Por sua vez os Estados imaginam na reforma uma oportunidade de recuperar a "fatia do bolo" perdida ao longo dos anos para a União. Também muitos Estados esperam contar com a reforma para restaurar capacidade de investimentos. Neste contexto, é improvável que a federalização do ICMS seja eficaz para reduzir o ônus tributário. A proposta é sedutora e possui defensores experientes e competentes. As vantagens seriam três: simplificar a gestão tributária, acabar com a "guerra fiscal" entre os Estados e buscar o alinhamento do ICMS a outras iniciativas para redução do "custo-Brasil". Talvez haja ganho de gestão pela unificação da legislação, que dificilmente compensará o risco de aumento da carga tributária embutido na proposta. Explico porquê. Há diferenças expressivas nas alíquotas vigentes do ICMS. Estas diferenças são significativas mesmo em bens e serviços "não comercializáveis", que portanto não fazem parte da "guerra fiscal" associada à atração de investimentos. Exemplos: na gasolina variam entre 25 a 31%, no diesel variam entre 12 a 17%, na telefonia entre 25 a 30%, na energia elétrica residencial entre 17 e 30% e assim por diante. A unificação do ICMS, mesmo com "bandas" para fixação de alíquotas, carrega um "viés de alta", na medida das dificuldades dos Estados com pior situação fiscal. Outro ponto: a "guerra fiscal" tem levado à redução do ICMS em numerosos setores. Na disputa por investimentos e empregos, os Estados têm promovido redução da carga tributária. Portanto, certamente não é o setor privado o interessado na supressão da competição entre os Estados.

Na outra ponta do debate o setor privado clama corretamente por menos tributos, mas nem pensa discutir o caráter obrigatório das contribuições que financiam as entidades empresariais, que oneram os encargos trabalhistas. A comparação é irresistível. Reforma tributária é como ponto de ônibus e delegacia de polícia: todos acham indispensável, desde que longe da própria casa.

-------------------------------------------------------------------------------- Reforma tributária é como ponto de ônibus e delegacia de polícia: todos acham indispensável, mas deve ser longe da sua casa --------------------------------------------------------------------------------

Do ponto de vista técnico, não faltam alternativas para uma reforma tributária.

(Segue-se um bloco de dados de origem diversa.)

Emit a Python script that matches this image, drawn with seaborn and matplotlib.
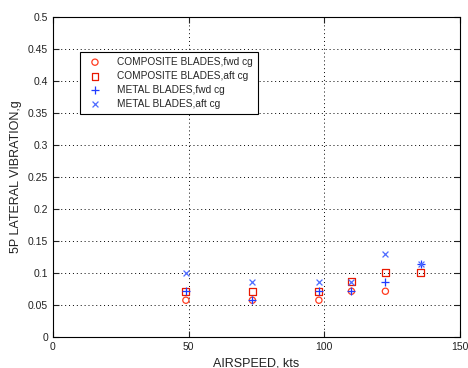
import numpy as np
import pandas as pd
import seaborn as sns
import matplotlib.pyplot as plt

# values
comp_fwd_x = [49, 73.5, 98, 110, 122.5]
comp_fwd_y = [0.057, 0.057, 0.057, 0.071, 0.071]

comp_aft_x = [49, 73.5, 98, 110, 122.5, 135.5]
comp_aft_y = [0.071, 0.071, 0.071, 0.086, 0.100, 0.100]

metal_fwd_x = [49, 73.5, 98, 110, 122.5, 135.5]
metal_fwd_y = [0.071, 0.057, 0.071, 0.071, 0.086, 0.114]

metal_aft_x = [49, 73.5, 98, 110, 122.5, 135.5]
metal_aft_y = [0.099, 0.086, 0.086, 0.086, 0.129, 0.114]

labels = ['COMPOSITE BLADES,fwd cg', 'COMPOSITE BLADES,aft cg',
          'METAL BLADES,fwd cg', 'METAL BLADES,aft cg']

sns.set_style('white')
plt.rcParams['font.family'] = ['Liberation Sans', 'DejaVu Sans']

f = plt.figure(figsize=(4.68, 3.68), dpi=100)
ax = f.add_axes([0.113, 0.085, 0.870, 0.870])

series = [
    (comp_fwd_x, comp_fwd_y, 'o', dict(facecolors='none', edgecolors='#ff3b1f', s=20, linewidths=0.9)),
    (comp_aft_x, comp_aft_y, 's', dict(facecolors='none', edgecolors='#e81800', s=24, linewidths=0.9)),
    (metal_fwd_x, metal_fwd_y, '+', dict(color='#1f3bff', s=32, linewidths=0.9)),
    (metal_aft_x, metal_aft_y, 'x', dict(color='#4d6bff', s=18, linewidths=0.9)),
]
for (xs, ys, m, kw), lab in zip(series, labels):
    sns.scatterplot(x=xs, y=ys, marker=m, label=lab, ax=ax, **kw)

ax.set_xlim(0, 150)
ax.set_ylim(0, 0.5)
ax.set_xticks([0, 50, 100, 150])
ax.set_yticks(np.arange(0, 0.51, 0.05))
ax.set_yticklabels(['0', '0.05', '0.1', '0.15', '0.2', '0.25', '0.3', '0.35', '0.4', '0.45', '0.5'])
ax.tick_params(direction='in', length=4, labelsize=7.5, colors='#222222', top=True, right=True,
               bottom=True, left=True, labeltop=False, labelright=False)
ax.grid(True, linestyle=(0, (1, 3)), color='black', linewidth=0.7)
for s in ax.spines.values():
    s.set_color('black')
    s.set_linewidth(0.8)

ax.set_xlabel('AIRSPEED, kts', fontsize=9, color='#222222')
ax.set_ylabel('5P LATERAL VIBRATION,g', fontsize=9, color='#222222')

leg = ax.legend(loc='upper left', bbox_to_anchor=(0.066, 0.89), fontsize=7.3, frameon=True,
                fancybox=False, edgecolor='black', framealpha=1, borderpad=0.5,
                handletextpad=1.2, labelspacing=0.4, borderaxespad=0)
leg.get_frame().set_linewidth(0.8)

f.savefig('out.png', dpi=100)
plt.close(f)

Mas para escrever um roteiro de reforma que leve a resultados positivos para a competitividade e o crescimento da economia há que se observar alguns pontos.

Primeiro: se há risco em qualquer processo de mudança, é razoável que sejam compartilhados na proporção da posição de cada ente federativo. No lugar da mera federalização do ICMS, por que não retomar o projeto de fusão com a Cofins e o IPI, criando de fato um imposto sobre o valor adicionado em bases nacionais, com receitas compartilhadas entre União, Estados e municípios?

Segundo: na ausência de políticas que reduzam o crescimento do gasto público, a reforma dificilmente viabilizará uma redução da carga tributária, correndo até mesmo o risco do contrário. Importante lembrar que não se requer a redução nominal de despesas, mas sim limitação e controle das despesas de caráter permanente em ritmo inferior ao crescimento da economia, como já indicado por muitos especialistas. Sobre este assunto não há originalidade: as principais medidas devem recair sobre a trajetória futura das despesas da previdência social e da folha de pagamentos dos servidores públicos. A insistência ou "mesmice", como querem alguns, em tratar destes dois pontos é porque representam algo em torno de 75% das despesas não-financeiras da União. Também há que se buscar mecanismos de limitação à crescente participação das despesas do Judiciário e do Ministério Público, que nos Estados já supera setores vitais como saúde e segurança pública.

Em resumo, para gerar resultados e não apenas retórica, a reforma tributária deve ser um capítulo de amplo programa fiscal, com mecanismos de controle dos gastos correntes e redução de tributação nos três níveis da federação. Do ponto de vista da economia, as condições são bastante favoráveis. A conjuntura internacional de crescimento e liquidez e a consolidação da estabilidade monetária no plano interno diminuem os riscos inerentes ao processo de mudança. Do ponto de vista político, para que este roteiro seja crível, o exemplo deve vir de quem tem a maior parcela do bolo: a União.